The New York Times reports: These are chaotic and anxious days inside the National Security Council, the traditional center of management for a president’s dealings with an uncertain world.
Three weeks into the Trump administration, council staff members get up in the morning, read President Trump’s Twitter posts and struggle to make policy to fit them. Most are kept in the dark about what Mr. Trump tells foreign leaders in his phone calls. Some staff members have turned to encrypted communications to talk with their colleagues, after hearing that Mr. Trump’s top advisers are considering an “insider threat” program that could result in monitoring cellphones and emails for leaks.
The national security adviser, Michael T. Flynn, has hunkered down since investigators began looking into what, exactly, he told the Russian ambassador to the United States about the lifting of sanctions imposed in the last days of the Obama administration, and whether he misled Vice President Mike Pence about those conversations. His survival in the job may hang in the balance.

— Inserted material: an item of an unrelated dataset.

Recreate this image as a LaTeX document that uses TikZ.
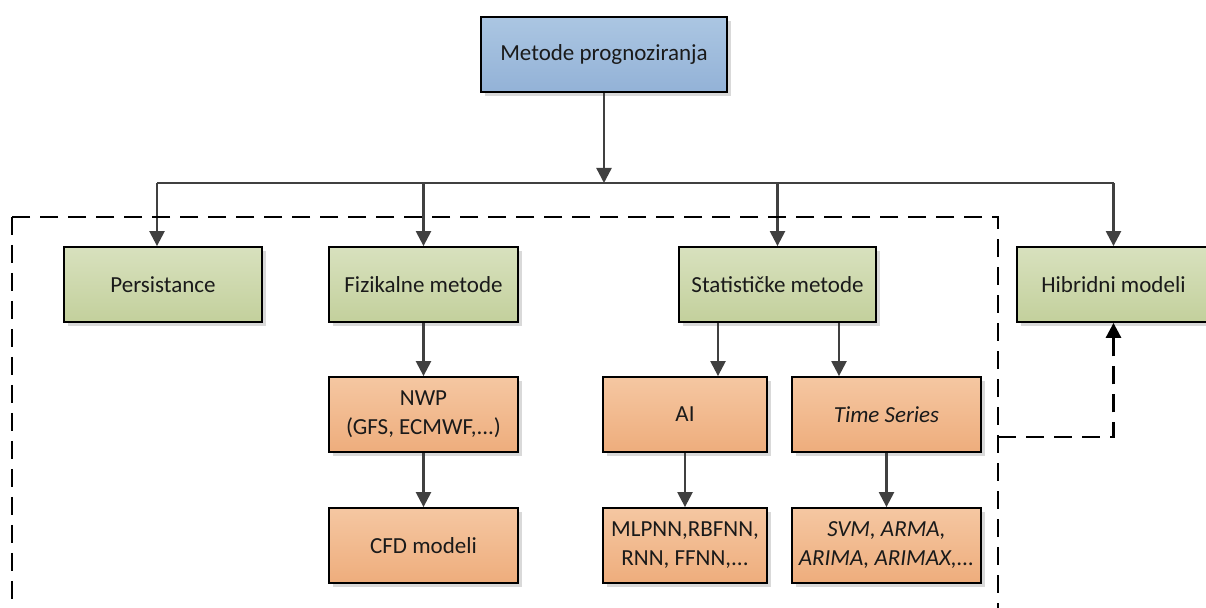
\documentclass[tikz,border=0pt]{standalone}
\usepackage{fontspec}
\setmainfont{Carlito}
\usetikzlibrary{arrows.meta,shadows}
\definecolor{blueT}{HTML}{ABC6E2}
\definecolor{blueB}{HTML}{93B2D7}
\definecolor{greenT}{HTML}{D8E1BE}
\definecolor{greenB}{HTML}{C3D09C}
\definecolor{orT}{HTML}{F5C7A2}
\definecolor{orB}{HTML}{EEAD7C}
\definecolor{conncol}{HTML}{404040}
\definecolor{txt}{HTML}{1A1A1A}
\tikzset{
  box/.style={draw=black, line width=0.9pt, minimum height=37.5pt, inner sep=2pt,
    align=center, text=txt, font=\fontsize{11.5}{14.5}\selectfont,
    drop shadow={shadow xshift=2pt, shadow yshift=-2pt, fill=black!15, opacity=1}},
  bluebox/.style={box, top color=blueT, bottom color=blueB},
  greenbox/.style={box, top color=greenT, bottom color=greenB},
  orbox/.style={box, top color=orT, bottom color=orB},
  conn/.style={draw=conncol, line width=1.2pt, -{Triangle[width=7.5pt,length=7.5pt]}},
  busline/.style={draw=conncol, line width=1.2pt},
  dashbox/.style={draw=black, line width=1.4pt, dash pattern=on 9pt off 5pt},
  dashconn/.style={dashbox, -{Triangle[width=7.5pt,length=7.5pt]}}
}
\begin{document}
\begin{tikzpicture}[x=0.5pt,y=-0.5pt]
\useasboundingbox (0,0) rectangle (1206,608);
\clip (0,0) rectangle (1206,608);

\node[bluebox, minimum width=123pt] (top) at (604,54.5) {Metode prognoziranja};

\node[greenbox, minimum width=99pt] (pers) at (163,284.5) {Persistance};
\node[greenbox, minimum width=94.5pt] (fiz) at (423.5,284.5) {Fizikalne metode};
\node[greenbox, minimum width=98.5pt] (stat) at (777.5,284.5) {Statističke metode};
\node[greenbox, minimum width=96.5pt] (hib) at (1113.5,284.5) {Hibridni modeli};

\node[orbox, minimum width=94.5pt] (nwp) at (423.5,414.5) {NWP\\(GFS, ECMWF,...)};
\node[orbox, minimum width=94.5pt] (cfd) at (423.5,545.5) {CFD modeli};
\node[orbox, minimum width=82pt] (ai) at (685,414.5) {AI};
\node[orbox, minimum width=94.5pt] (ts) at (886.5,414.5) {\textit{Time Series}};
\node[orbox, minimum width=82pt] (mlp) at (685,545.5) {MLPNN,RBFNN,\\RNN, FFNN,...};
\node[orbox, minimum width=94.5pt] (svm) at (886.5,545.5) {\textit{SVM, ARMA,}\\\textit{ARIMA, ARIMAX,...}};

% bus
\coordinate (bL) at (157,183);
\coordinate (bR) at (1113.5,183);
\draw[conn] (top.south) -- (top.south |- bL);
\draw[busline] (bL) -- (bR);
\draw[conn] (bL) -- (bL |- pers.north);
\draw[conn] (fiz.north |- bL) -- (fiz.north);
\draw[conn] (stat.north |- bL) -- (stat.north);
\draw[conn] (bR) -- (hib.north);

\draw[conn] (fiz) -- (nwp);
\draw[conn] (nwp) -- (cfd);
\draw[conn] ([xshift=-29.75pt]stat.south) -- ([xshift=-29.75pt]stat.south |- ai.north);
\draw[conn] ([xshift=30.75pt]stat.south) -- ([xshift=30.75pt]stat.south |- ts.north);
\draw[conn] (ai) -- (mlp);
\draw[conn] (ts) -- (svm);

% dashed group
\draw[dashbox] (12,217) rectangle (998,640);
\coordinate (dj) at (998,437);
\draw[dashconn] (dj) -- (dj -| hib.south) -- (hib.south);
\end{tikzpicture}
\end{document}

Although Mr. Trump suggested to reporters aboard Air Force One on Friday that he was unaware of the latest questions swirling around Mr. Flynn’s dealings with Russia, aides said over the weekend in Florida — where Mr. Flynn accompanied the president and Japan’s prime minister, Shinzo Abe — that Mr. Trump was closely monitoring the reaction to Mr. Flynn’s conversations. There are transcripts of a conversation in at least one phone call, recorded by American intelligence agencies that wiretap foreign diplomats, which may determine Mr. Flynn’s future. [Continue reading…]
Increasingly, the question seems not to be if Flynn will go, but how he will go?
As a top official dumped by two administrations, he’s quite likely to feel victimized and thus bitter — and perhaps therefore sooner or later willing to go public with a damning and detailed portrait of the dysfunctionality of the Trump administration.